Lang won’t agree to changes to his bill that cut into its “core.”

“The governor has made comments about how the bill is ‘heavy,’ but that might be visceral reaction to something he hadn’t read yet,” says Lang. “If he has some reasonable adjustments that won’t change the bill, I might buy it. I won’t agree to adjust the core. The purpose of the bill is economic growth over the entire state, not just two places. The places were chosen for a good reason. If he said give everybody something, but less, I wouldn’t like it but I would talk about it. If the idea is to bring jobs to areas that don’t have them today, then a change that would dramatically and significantly impact any section of the state negatively I would not agree to.”

He also won’t agree to any bill without racinos. “Today there are 30,000 to 40,000 jobs in the horse racing industry, which is dying because other states treat their racetracks better; they have quintupled their purses. We need to bring them back. We can’t lose 40,000 agribusiness jobs.”

Without racinos, he can’t pass the bill. “Otherwise, why would lawmakers from Cairo, East St. Louis, and legislators who are not going to be near a casino vote for it? They voted for it because there are tons of jobs created by it.
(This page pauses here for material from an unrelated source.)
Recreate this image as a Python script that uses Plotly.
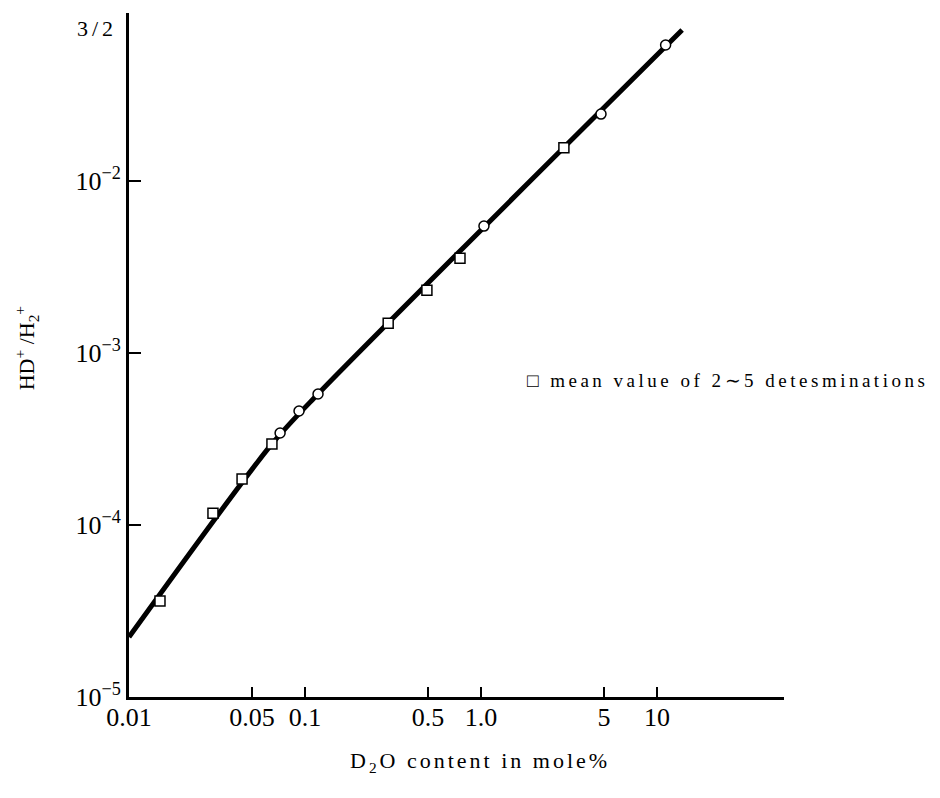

I will agree to no bill that doesn’t help horse racing.”

Meanwhile, Greg Carlin, president of Illinois’ newest casino, Bluhm’s Rivers Casino in Des Plaines, expects to do just fine in the current economy.

“I think, given that we are the first casino in Cook County and the first on the Illinois side since the mid-’90s, that we will do very well,” Carlin says. “We have a great location and we have designed a very nice casino different from what is currently in the market. Over 3 million people live within 20 miles and there is no casino in that range. We have built a really nice facility.”

If Quinn signs SB 744, there stands to be quite a few more facilities in Illinois, nice and not-so-nice. The only thing left would be to see what, in fact, the market will bear.